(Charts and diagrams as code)
========

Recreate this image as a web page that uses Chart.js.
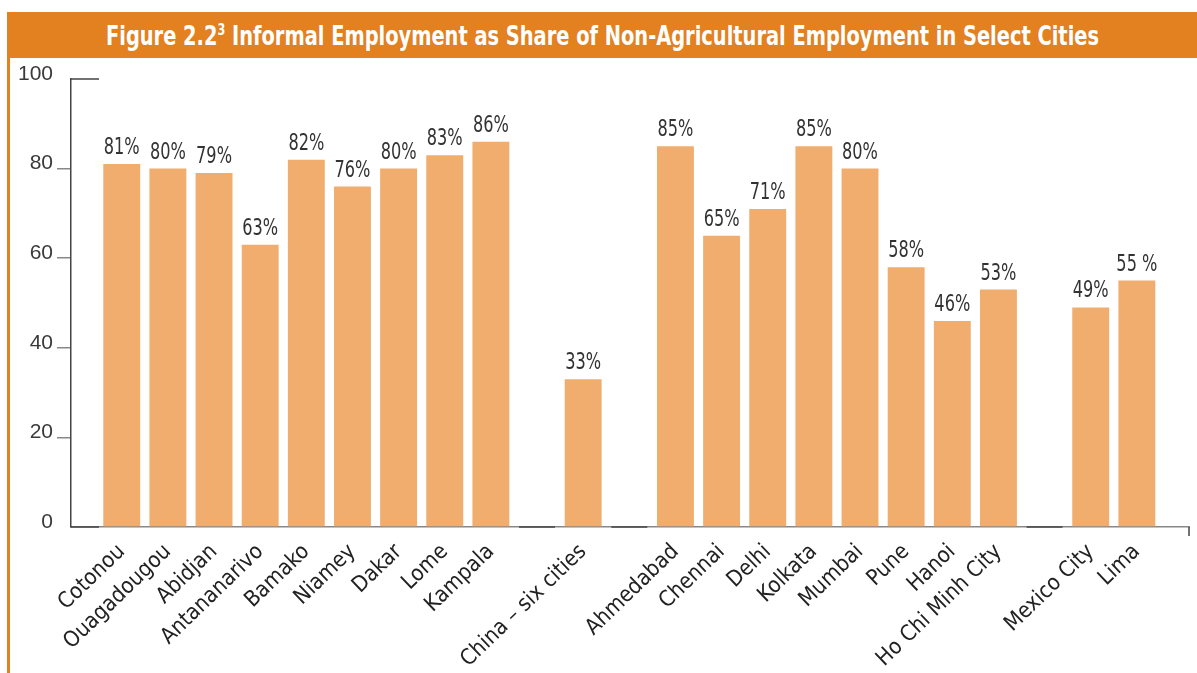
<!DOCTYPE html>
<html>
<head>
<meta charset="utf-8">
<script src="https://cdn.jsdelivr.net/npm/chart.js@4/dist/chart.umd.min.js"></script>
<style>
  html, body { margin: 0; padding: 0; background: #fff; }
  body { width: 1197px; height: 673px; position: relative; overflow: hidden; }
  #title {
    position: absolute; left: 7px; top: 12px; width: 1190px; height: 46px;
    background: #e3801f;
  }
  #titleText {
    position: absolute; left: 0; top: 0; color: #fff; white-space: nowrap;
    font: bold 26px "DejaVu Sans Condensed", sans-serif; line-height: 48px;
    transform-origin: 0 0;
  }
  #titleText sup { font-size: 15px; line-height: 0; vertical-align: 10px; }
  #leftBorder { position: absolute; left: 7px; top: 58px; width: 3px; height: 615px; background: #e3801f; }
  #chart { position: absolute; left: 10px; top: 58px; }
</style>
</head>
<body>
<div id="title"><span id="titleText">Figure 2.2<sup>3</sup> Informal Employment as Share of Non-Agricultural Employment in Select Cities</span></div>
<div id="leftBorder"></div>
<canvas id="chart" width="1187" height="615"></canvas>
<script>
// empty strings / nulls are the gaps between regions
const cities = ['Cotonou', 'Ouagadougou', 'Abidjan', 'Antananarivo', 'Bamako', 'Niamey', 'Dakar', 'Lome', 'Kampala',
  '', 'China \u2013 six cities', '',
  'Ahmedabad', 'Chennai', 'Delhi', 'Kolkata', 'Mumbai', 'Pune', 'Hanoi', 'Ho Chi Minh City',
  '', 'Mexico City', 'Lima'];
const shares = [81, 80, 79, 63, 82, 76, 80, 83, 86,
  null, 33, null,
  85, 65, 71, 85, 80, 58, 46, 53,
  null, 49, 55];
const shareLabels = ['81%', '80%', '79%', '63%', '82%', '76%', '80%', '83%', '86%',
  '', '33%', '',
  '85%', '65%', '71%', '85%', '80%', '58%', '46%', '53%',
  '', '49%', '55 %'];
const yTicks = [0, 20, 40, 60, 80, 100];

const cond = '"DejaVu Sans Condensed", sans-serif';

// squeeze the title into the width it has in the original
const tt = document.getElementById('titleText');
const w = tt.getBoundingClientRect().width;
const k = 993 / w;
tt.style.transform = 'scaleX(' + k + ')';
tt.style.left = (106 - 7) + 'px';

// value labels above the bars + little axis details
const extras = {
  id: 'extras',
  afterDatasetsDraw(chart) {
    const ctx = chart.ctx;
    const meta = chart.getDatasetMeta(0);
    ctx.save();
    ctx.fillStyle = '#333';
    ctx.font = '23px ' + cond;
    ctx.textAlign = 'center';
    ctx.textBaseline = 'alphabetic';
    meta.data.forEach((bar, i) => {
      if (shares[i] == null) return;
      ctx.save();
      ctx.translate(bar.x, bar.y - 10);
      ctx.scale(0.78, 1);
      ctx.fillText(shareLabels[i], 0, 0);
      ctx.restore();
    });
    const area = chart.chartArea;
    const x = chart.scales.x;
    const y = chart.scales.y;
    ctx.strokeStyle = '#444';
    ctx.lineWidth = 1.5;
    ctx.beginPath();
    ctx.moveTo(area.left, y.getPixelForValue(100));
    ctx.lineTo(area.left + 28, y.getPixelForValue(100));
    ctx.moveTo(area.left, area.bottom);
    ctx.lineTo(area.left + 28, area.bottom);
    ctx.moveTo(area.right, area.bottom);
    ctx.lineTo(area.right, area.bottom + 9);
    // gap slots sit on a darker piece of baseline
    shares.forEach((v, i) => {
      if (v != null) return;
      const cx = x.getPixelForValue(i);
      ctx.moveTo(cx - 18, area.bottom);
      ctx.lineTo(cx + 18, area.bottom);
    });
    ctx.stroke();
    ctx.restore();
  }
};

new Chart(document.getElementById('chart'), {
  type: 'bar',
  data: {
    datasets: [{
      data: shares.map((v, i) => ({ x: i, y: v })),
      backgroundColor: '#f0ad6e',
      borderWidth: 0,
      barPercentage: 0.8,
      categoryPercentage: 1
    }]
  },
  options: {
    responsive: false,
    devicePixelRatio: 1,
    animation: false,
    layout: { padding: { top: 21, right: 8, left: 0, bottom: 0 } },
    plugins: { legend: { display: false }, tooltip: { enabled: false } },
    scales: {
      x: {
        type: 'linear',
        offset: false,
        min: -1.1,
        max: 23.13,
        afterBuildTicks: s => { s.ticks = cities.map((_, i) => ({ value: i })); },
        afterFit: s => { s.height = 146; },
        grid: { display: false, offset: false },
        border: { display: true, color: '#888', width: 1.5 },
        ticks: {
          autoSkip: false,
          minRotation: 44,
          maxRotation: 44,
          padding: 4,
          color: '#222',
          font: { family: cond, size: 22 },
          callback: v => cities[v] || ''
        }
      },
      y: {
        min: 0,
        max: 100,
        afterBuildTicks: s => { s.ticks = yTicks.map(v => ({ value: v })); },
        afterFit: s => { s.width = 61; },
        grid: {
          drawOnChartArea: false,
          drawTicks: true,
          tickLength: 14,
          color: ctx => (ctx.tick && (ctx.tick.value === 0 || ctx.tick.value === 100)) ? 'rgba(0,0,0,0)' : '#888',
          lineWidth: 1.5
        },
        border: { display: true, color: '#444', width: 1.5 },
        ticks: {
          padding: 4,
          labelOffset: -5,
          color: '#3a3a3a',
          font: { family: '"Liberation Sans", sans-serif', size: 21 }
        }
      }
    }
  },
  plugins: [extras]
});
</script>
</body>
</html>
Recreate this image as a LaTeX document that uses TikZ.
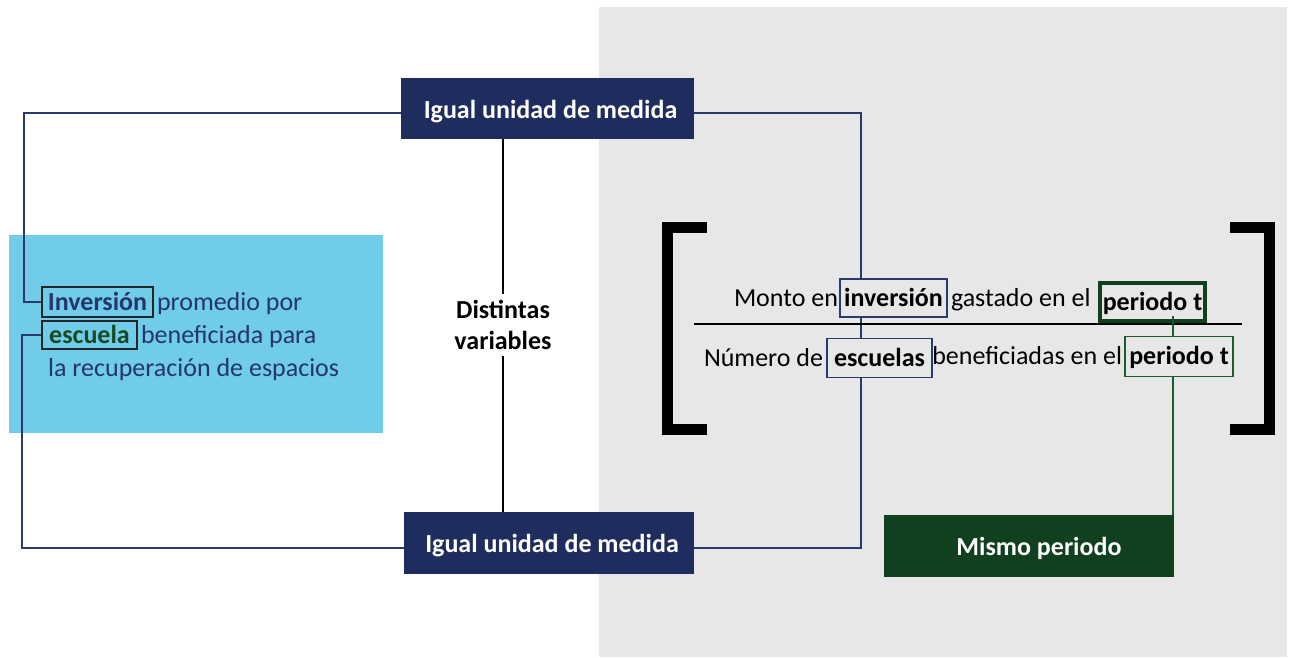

========

## Set problem
Repeat each entry exactly. Pictures do not belong in the copy.

## Answer in full
Recreate this image as a web page that uses Chart.js.
<!DOCTYPE html>
<html>
<head>
<meta charset="utf-8">
<script src="https://cdn.jsdelivr.net/npm/chart.js@4/dist/chart.umd.min.js"></script>
<style>
  html, body { margin: 0; padding: 0; background: #fff; }
  body { width: 1197px; height: 673px; position: relative; overflow: hidden; }
  #title {
    position: absolute; left: 7px; top: 12px; width: 1190px; height: 46px;
    background: #e3801f;
  }
  #titleText {
    position: absolute; left: 0; top: 0; color: #fff; white-space: nowrap;
    font: bold 26px "DejaVu Sans Condensed", sans-serif; line-height: 48px;
    transform-origin: 0 0;
  }
  #titleText sup { font-size: 15px; line-height: 0; vertical-align: 10px; }
  #leftBorder { position: absolute; left: 7px; top: 58px; width: 3px; height: 615px; background: #e3801f; }
  #chart { position: absolute; left: 10px; top: 58px; }
</style>
</head>
<body>
<div id="title"><span id="titleText">Figure 2.2<sup>3</sup> Informal Employment as Share of Non-Agricultural Employment in Select Cities</span></div>
<div id="leftBorder"></div>
<canvas id="chart" width="1187" height="615"></canvas>
<script>
// empty strings / nulls are the gaps between regions
const cities = ['Cotonou', 'Ouagadougou', 'Abidjan', 'Antananarivo', 'Bamako', 'Niamey', 'Dakar', 'Lome', 'Kampala',
  '', 'China \u2013 six cities', '',
  'Ahmedabad', 'Chennai', 'Delhi', 'Kolkata', 'Mumbai', 'Pune', 'Hanoi', 'Ho Chi Minh City',
  '', 'Mexico City', 'Lima'];
const shares = [81, 80, 79, 63, 82, 76, 80, 83, 86,
  null, 33, null,
  85, 65, 71, 85, 80, 58, 46, 53,
  null, 49, 55];
const shareLabels = ['81%', '80%', '79%', '63%', '82%', '76%', '80%', '83%', '86%',
  '', '33%', '',
  '85%', '65%', '71%', '85%', '80%', '58%', '46%', '53%',
  '', '49%', '55 %'];
const yTicks = [0, 20, 40, 60, 80, 100];

const cond = '"DejaVu Sans Condensed", sans-serif';

// squeeze the title into the width it has in the original
const tt = document.getElementById('titleText');
const w = tt.getBoundingClientRect().width;
const k = 993 / w;
tt.style.transform = 'scaleX(' + k + ')';
tt.style.left = (106 - 7) + 'px';

// value labels above the bars + little axis details
const extras = {
  id: 'extras',
  afterDatasetsDraw(chart) {
    const ctx = chart.ctx;
    const meta = chart.getDatasetMeta(0);
    ctx.save();
    ctx.fillStyle = '#333';
    ctx.font = '23px ' + cond;
    ctx.textAlign = 'center';
    ctx.textBaseline = 'alphabetic';
    meta.data.forEach((bar, i) => {
      if (shares[i] == null) return;
      ctx.save();
      ctx.translate(bar.x, bar.y - 10);
      ctx.scale(0.78, 1);
      ctx.fillText(shareLabels[i], 0, 0);
      ctx.restore();
    });
    const area = chart.chartArea;
    const x = chart.scales.x;
    const y = chart.scales.y;
    ctx.strokeStyle = '#444';
    ctx.lineWidth = 1.5;
    ctx.beginPath();
    ctx.moveTo(area.left, y.getPixelForValue(100));
    ctx.lineTo(area.left + 28, y.getPixelForValue(100));
    ctx.moveTo(area.left, area.bottom);
    ctx.lineTo(area.left + 28, area.bottom);
    ctx.moveTo(area.right, area.bottom);
    ctx.lineTo(area.right, area.bottom + 9);
    // gap slots sit on a darker piece of baseline
    shares.forEach((v, i) => {
      if (v != null) return;
      const cx = x.getPixelForValue(i);
      ctx.moveTo(cx - 18, area.bottom);
      ctx.lineTo(cx + 18, area.bottom);
    });
    ctx.stroke();
    ctx.restore();
  }
};

new Chart(document.getElementById('chart'), {
  type: 'bar',
  data: {
    datasets: [{
      data: shares.map((v, i) => ({ x: i, y: v })),
      backgroundColor: '#f0ad6e',
      borderWidth: 0,
      barPercentage: 0.8,
      categoryPercentage: 1
    }]
  },
  options: {
    responsive: false,
    devicePixelRatio: 1,
    animation: false,
    layout: { padding: { top: 21, right: 8, left: 0, bottom: 0 } },
    plugins: { legend: { display: false }, tooltip: { enabled: false } },
    scales: {
      x: {
        type: 'linear',
        offset: false,
        min: -1.1,
        max: 23.13,
        afterBuildTicks: s => { s.ticks = cities.map((_, i) => ({ value: i })); },
        afterFit: s => { s.height = 146; },
        grid: { display: false, offset: false },
        border: { display: true, color: '#888', width: 1.5 },
        ticks: {
          autoSkip: false,
          minRotation: 44,
          maxRotation: 44,
          padding: 4,
          color: '#222',
          font: { family: cond, size: 22 },
          callback: v => cities[v] || ''
        }
      },
      y: {
        min: 0,
        max: 100,
        afterBuildTicks: s => { s.ticks = yTicks.map(v => ({ value: v })); },
        afterFit: s => { s.width = 61; },
        grid: {
          drawOnChartArea: false,
          drawTicks: true,
          tickLength: 14,
          color: ctx => (ctx.tick && (ctx.tick.value === 0 || ctx.tick.value === 100)) ? 'rgba(0,0,0,0)' : '#888',
          lineWidth: 1.5
        },
        border: { display: true, color: '#444', width: 1.5 },
        ticks: {
          padding: 4,
          labelOffset: -5,
          color: '#3a3a3a',
          font: { family: '"Liberation Sans", sans-serif', size: 21 }
        }
      }
    }
  },
  plugins: [extras]
});
</script>
</body>
</html>
Recreate this image as a LaTeX document that uses TikZ.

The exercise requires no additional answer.